Through the VPP Demonstration Trials, AEMO was considering whether to relax the specification set out by the MASS in two key ways:

  1. Change the measurement of frequency and power flow from 50 millisecond to 1 second intervals for the 6 second raise and lower markets (the most valuable of each of the three raise and lower markets).

  2. Change the metering point from the connection point (a defined term in the National Electricity Rules in most cases meaning the point of supply where a site connects to the grid) to the point of the inverter or controllable asset, provided certain requirements are met.

At the nub of it, both these changes would allow for more flexibility around how VPPs can supply FCAS. The change in measurement resolution would, in many cases, allow vendors to use their existing hardware and not require a dedicated meter, thereby saving on costs and complexity of an additional meter. Furthermore, the change in metering location to allow device level metering would mean that:

  1. Providers of FCAS would need to be less concerned about the status of an uncontrolled load. This is especially important if the load is significantly larger than the asset providing FCAS.

  2. (Again) have the flexibility to incorporate power and frequency metering into the inverter and not duplicate the metering requirements.

Two solutions now exist to provide FCAS in VPPs, we’ll call them for arguments sake:

  1. The “Reposit solution” with main control unit FCAS measurement (see figure 1)

  2. The “Tesla solution” with a dedicated battery and inverter FCAS measurement point (see Figure 2).

With AEMO not changing the MASS, solution 2 will no longer be an option. The implications of this are serious for companies deploying VPP technologies. It rules out not just Tesla’s solution but other solutions in the market for residential VPPs. Tesla has argued that the cost of implementing site level metering could be as high as $15,000 (but there is some contention here as we discuss in Part 2).

The “Reposit solution” with main control unit FCAS measurement

Figure 1 - The main control unit FCAS measurement point. Source: VPP Demonstration FCAS Specification

The “Tesla solution” with dedicated battery and inverter FCAS measurement point

Figure 2 - Dedicated battery and inverter FCAS measurement point. Source: VPP Demonstration FCAS Specification

So, has AEMO just killed off VPPs?

Not exactly. But AEMO has definitely made it harder for VPPs and DER to participate in the FCAS markets (arguably when they should be making it easier). We don’t think AEMO has got the balance right on their decision.

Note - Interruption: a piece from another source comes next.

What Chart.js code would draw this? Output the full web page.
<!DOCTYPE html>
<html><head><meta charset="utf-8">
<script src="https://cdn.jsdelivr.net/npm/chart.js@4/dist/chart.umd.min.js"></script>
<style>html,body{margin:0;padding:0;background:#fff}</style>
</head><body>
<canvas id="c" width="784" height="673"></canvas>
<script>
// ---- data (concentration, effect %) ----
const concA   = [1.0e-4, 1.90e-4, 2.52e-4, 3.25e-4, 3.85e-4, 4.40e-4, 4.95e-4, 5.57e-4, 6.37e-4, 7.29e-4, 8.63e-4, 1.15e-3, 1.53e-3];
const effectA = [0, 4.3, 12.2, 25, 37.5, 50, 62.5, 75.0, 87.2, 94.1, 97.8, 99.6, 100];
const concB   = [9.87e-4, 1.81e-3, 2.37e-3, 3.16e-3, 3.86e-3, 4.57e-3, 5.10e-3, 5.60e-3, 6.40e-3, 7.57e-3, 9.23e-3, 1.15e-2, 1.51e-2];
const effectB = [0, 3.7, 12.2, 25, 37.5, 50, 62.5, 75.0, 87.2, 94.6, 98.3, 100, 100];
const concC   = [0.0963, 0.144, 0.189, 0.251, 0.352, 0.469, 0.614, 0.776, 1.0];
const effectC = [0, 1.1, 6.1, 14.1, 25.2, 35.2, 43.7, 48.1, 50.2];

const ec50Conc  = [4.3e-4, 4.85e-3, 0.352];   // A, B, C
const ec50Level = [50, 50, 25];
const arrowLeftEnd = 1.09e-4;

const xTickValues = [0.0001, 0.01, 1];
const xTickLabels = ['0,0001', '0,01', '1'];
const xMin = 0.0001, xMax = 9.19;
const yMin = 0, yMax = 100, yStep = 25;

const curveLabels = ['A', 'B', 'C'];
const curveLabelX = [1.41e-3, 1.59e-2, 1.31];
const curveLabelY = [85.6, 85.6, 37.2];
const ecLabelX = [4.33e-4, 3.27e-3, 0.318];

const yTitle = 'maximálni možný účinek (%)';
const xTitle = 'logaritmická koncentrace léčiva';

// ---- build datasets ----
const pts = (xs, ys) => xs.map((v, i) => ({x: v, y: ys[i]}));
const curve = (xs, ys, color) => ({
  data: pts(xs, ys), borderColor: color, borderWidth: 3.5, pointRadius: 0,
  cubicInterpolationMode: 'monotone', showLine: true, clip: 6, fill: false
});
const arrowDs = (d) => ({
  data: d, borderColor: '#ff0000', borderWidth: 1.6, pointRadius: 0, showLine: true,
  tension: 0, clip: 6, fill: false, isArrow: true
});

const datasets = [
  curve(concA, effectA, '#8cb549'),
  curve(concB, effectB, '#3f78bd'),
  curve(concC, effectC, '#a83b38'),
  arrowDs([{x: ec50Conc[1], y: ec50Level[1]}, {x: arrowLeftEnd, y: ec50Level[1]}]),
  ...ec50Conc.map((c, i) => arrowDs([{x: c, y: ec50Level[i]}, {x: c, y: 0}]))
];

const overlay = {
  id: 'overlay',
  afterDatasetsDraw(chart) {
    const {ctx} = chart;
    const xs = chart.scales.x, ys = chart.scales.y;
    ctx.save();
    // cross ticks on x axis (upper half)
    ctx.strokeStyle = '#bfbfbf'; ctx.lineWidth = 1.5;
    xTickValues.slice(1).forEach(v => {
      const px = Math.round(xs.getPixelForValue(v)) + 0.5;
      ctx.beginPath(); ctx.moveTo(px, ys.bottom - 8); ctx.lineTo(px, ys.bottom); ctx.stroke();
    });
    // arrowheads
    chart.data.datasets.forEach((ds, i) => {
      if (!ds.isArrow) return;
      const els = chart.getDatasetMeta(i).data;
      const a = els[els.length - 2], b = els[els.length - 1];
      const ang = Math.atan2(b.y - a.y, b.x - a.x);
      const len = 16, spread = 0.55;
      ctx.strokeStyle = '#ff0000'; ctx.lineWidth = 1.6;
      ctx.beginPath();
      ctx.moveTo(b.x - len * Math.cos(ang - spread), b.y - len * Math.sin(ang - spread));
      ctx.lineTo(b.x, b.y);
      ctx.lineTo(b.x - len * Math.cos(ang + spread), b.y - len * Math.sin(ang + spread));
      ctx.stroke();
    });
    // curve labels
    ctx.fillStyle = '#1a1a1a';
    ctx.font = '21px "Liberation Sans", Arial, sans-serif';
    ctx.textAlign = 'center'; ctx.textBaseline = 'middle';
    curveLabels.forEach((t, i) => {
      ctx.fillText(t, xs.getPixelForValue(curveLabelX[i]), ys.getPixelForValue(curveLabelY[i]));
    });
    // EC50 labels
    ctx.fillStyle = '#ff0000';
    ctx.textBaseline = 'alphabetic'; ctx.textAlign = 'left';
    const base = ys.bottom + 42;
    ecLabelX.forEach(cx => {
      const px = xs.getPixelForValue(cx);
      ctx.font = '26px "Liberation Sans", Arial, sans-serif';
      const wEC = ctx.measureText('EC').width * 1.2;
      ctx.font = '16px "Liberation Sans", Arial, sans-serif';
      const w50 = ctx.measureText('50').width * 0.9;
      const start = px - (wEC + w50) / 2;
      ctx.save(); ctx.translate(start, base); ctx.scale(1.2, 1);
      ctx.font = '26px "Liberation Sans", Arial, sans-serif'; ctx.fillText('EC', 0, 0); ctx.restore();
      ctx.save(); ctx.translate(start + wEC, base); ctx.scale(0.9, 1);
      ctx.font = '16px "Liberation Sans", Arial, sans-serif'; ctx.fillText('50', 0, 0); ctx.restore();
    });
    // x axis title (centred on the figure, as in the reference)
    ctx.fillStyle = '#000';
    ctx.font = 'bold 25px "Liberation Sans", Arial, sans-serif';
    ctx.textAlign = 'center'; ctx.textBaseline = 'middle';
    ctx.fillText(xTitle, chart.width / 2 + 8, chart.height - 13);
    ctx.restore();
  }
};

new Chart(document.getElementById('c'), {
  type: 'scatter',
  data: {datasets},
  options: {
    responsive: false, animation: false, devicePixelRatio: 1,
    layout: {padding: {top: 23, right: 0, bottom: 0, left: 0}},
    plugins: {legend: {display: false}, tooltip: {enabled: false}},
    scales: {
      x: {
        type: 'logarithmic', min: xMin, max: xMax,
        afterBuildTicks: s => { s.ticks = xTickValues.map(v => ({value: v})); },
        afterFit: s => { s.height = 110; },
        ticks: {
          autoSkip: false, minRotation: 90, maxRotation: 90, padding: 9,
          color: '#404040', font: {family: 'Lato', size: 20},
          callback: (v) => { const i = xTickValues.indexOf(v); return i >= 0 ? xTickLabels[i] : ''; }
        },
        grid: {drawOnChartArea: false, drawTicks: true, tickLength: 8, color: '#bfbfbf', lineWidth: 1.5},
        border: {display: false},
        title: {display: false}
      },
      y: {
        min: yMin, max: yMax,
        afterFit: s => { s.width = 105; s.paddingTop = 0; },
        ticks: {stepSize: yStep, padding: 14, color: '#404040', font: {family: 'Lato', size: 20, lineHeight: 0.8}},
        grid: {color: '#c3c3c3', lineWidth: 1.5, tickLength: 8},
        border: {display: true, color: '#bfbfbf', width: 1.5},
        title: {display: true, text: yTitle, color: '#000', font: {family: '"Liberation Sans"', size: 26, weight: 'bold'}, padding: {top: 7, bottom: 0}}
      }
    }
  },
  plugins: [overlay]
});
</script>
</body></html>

The issues raised by the various respondents align closely to their technology and existing commercial positions in the market. The review also highlighted the wide gulf of technology capabilities by various VPP providers. As an example:

  • Reposit Power, Landis + Gyr and Intellihub will be pleased with the outcome as their technology solutions appear to align with the current MASS standard. Their submissions made it very clear that they were not supportive of relaxing the MASS standards.

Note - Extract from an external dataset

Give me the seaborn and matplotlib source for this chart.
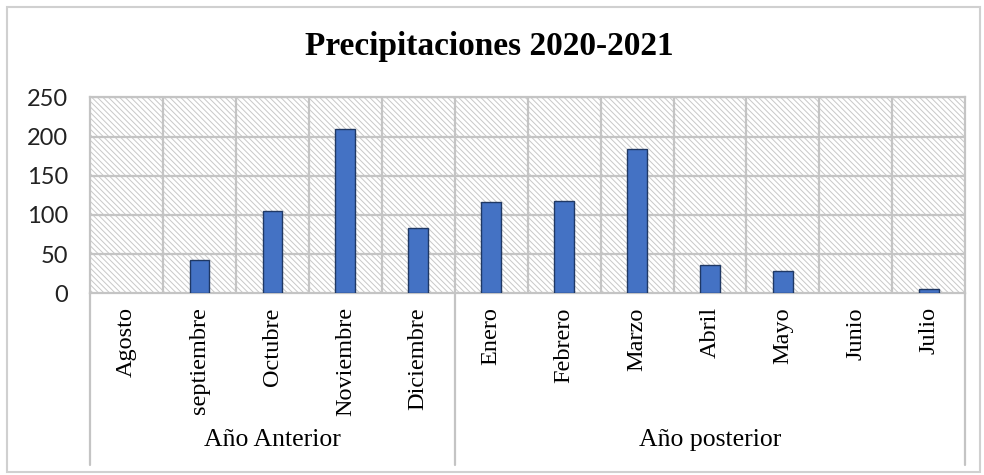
import matplotlib
matplotlib.use("Agg")
import matplotlib.pyplot as plt
from matplotlib.patches import Rectangle
from matplotlib.lines import Line2D
import seaborn as sns
import pandas as pd

# Monthly rainfall, August 2020 – July 2021
months = ["Agosto", "septiembre", "Octubre", "Noviembre", "Diciembre",
          "Enero", "Febrero", "Marzo", "Abril", "Mayo", "Junio", "Julio"]
rainfall = [0, 42, 105, 210, 83, 116, 118, 184, 36, 29, 0, 6]
groups = ["Año Anterior", "Año posterior"]
group_sizes = [5, 7]
y_ticks = [0, 50, 100, 150, 200, 250]

df = pd.DataFrame({"mes": months, "precipitacion": rainfall})

sns.set_theme(style="white")
serif = ["Liberation Serif", "DejaVu Serif"]
plt.rcParams["hatch.linewidth"] = 0.7
plt.rcParams["text.color"] = "black"
plt.rcParams["xtick.color"] = "black"
plt.rcParams["ytick.color"] = "black"
plt.rcParams["xtick.labelcolor"] = "black"
plt.rcParams["ytick.labelcolor"] = "black"

fig = plt.figure(figsize=(9.84, 4.75), dpi=100)
ax = fig.add_axes([0.0915, 0.3825, 0.8895, 0.4125])

# hatched plot background
ax.add_patch(Rectangle((0, 0), 1, 1, transform=ax.transAxes, facecolor="white",
                       edgecolor="#c8c8c8", linewidth=0, hatch="\\" * 6,
                       zorder=0))

sns.barplot(data=df, x="mes", y="precipitacion", order=months, color="#4472C4",
            edgecolor="#1F3864", linewidth=1.0, width=0.27, saturation=1, ax=ax,
            zorder=3)
for bar in ax.patches:
    if hasattr(bar, "get_height") and bar.get_height() == 0:
        bar.set_visible(False)

ax.set_xlim(-0.5, len(months) - 0.5)
ax.set_ylim(0, 250)
ax.set_yticks(y_ticks)
ax.set_yticklabels([str(t) for t in y_ticks], family=["Lato", "DejaVu Sans"],
                   fontsize=17, color="#222222")
ax.set_xticks(range(len(months)))
ax.set_xticklabels(months, rotation=90, family=serif, fontsize=17.5, va="top",
                   color="black")
ax.tick_params(axis="x", length=0, pad=10)
ax.tick_params(axis="y", length=0, pad=16)
ax.set_xlabel("")
ax.set_ylabel("")

# grid: horizontal at each tick, vertical between months
for t in y_ticks[1:]:
    ax.axhline(t, color="#c4c4c4", lw=1.6, zorder=1)
for i in range(len(months) - 1):
    ax.axvline(i + 0.5, color="#c4c4c4", lw=1.6, zorder=1)
for s in ax.spines.values():
    s.set_color("#c4c4c4")
    s.set_linewidth(1.6)

# group separators and labels below the month names
trans = ax.get_xaxis_transform()
bottom = (465 - 293.3) / 196.0
edges = [-0.5]
for n in group_sizes:
    edges.append(edges[-1] + n)
for e in edges:
    ax.add_line(Line2D([e, e], [0, -bottom], transform=trans, color="#c4c4c4",
                       lw=1.6, clip_on=False))
for g, a, b in zip(groups, edges[:-1], edges[1:]):
    ax.text((a + b) / 2, -(440 - 293.3) / 196.0, g, transform=trans,
            ha="center", va="center", family=serif, fontsize=18.5,
            color="black")

fig.text(0.497, 0.903, "Precipitaciones 2020-2021", ha="center", va="center",
         family=serif, fontsize=24, fontweight="bold", color="black")

# light frame around the chart
fig.add_artist(Rectangle((7 / 984, 3 / 475), 973 / 984, 465 / 475,
                         transform=fig.transFigure, fill=False,
                         edgecolor="#d0d0d0", lw=1.5))

fig.savefig("out.png", dpi=100)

  • Tesla and Evergen will no doubt be livid about the outcome. On the face of it, the VPP Demonstration trial was very informed by their technology solutions so unless AEMO concedes ground in the final determination they’ll need to innovate or be edged out of the market.

AEMO has clearly leaned on the evidence of those supporting the status quo and not incorporating the VPP Demonstration FCAS specification.

What next?

We strongly recommend that those with an interest in establishing VPPs push for AEMO to accept device level metering. To that end, responding to the current consultation process in the Draft Report and Determination is advised. The consultation process closes on 6 August. If you would like to get involved, we suggest that you read Part 2.

If there are no changes to the MASS, providers will need to work within the current technical standard to participate in FCAS markets. Specifically, this means using metering capable of measuring power flow and frequency at 50ms and offering FCAS at a site level only. This will lift the barriers to VPPs and those barriers might be insurmountable for some battery installations.

If AEMO doesn’t budge on their decision, those businesses participating in the VPP Demonstration Project will have until 30 June 2023 to transition to the current MASS standard from the relaxed rules of the VPP Demonstration FCAS specification.


This is the first of a 2-part article series on this AEMO decision. In the second article we explore why AEMO likely made the decisions they have, and seeks to provide some solutions to address their concerns - read it here.


About James Allston and New Energy Ventures

James Allston is the founder and managing director of New Energy Ventures (NEV), a specialist management consultancy and data-driven services provider that specialises in new energy technology and service models. NEV provides advice on the commercial, technical and regulatory aspects of virtual power plants and is working with many of Australia’s leading energy companies to develop them.


FCAS explained

There are eight Frequency Ancillary Service Markets (FCAS), two for regulation FCAS (used to raise and lower frequency, updating every 4 seconds) and six for contingency FCAS markets (used to raise and lower frequency back to normal limits over time periods of 6 seconds, 60 seconds or 5 minutes). The FCAS markets’ role in the energy market is to keep the frequency within an acceptable range around 50Hz (The Normal Operating Frequency Band is 49.85Hz to 50.15Hz to be precise). The frequency of the market changes due to mismatches in supply and demand. Too much supply (generation) and the frequency goes up, too much demand (load) and the frequency goes down.

The contingency markets are especially interesting. They are capacity markets, meaning participants are paid to sit and wait for a contingency event to happen. By “contingency event” we mean a frequency deviation caused by large disruption to the grid like a transmission line getting knocked out, a coal fired power plant tripping, or a cloud going over the sun. When this happens, providers of FCAS need to very quickly respond and fill the gap between the supply and demand created by the event.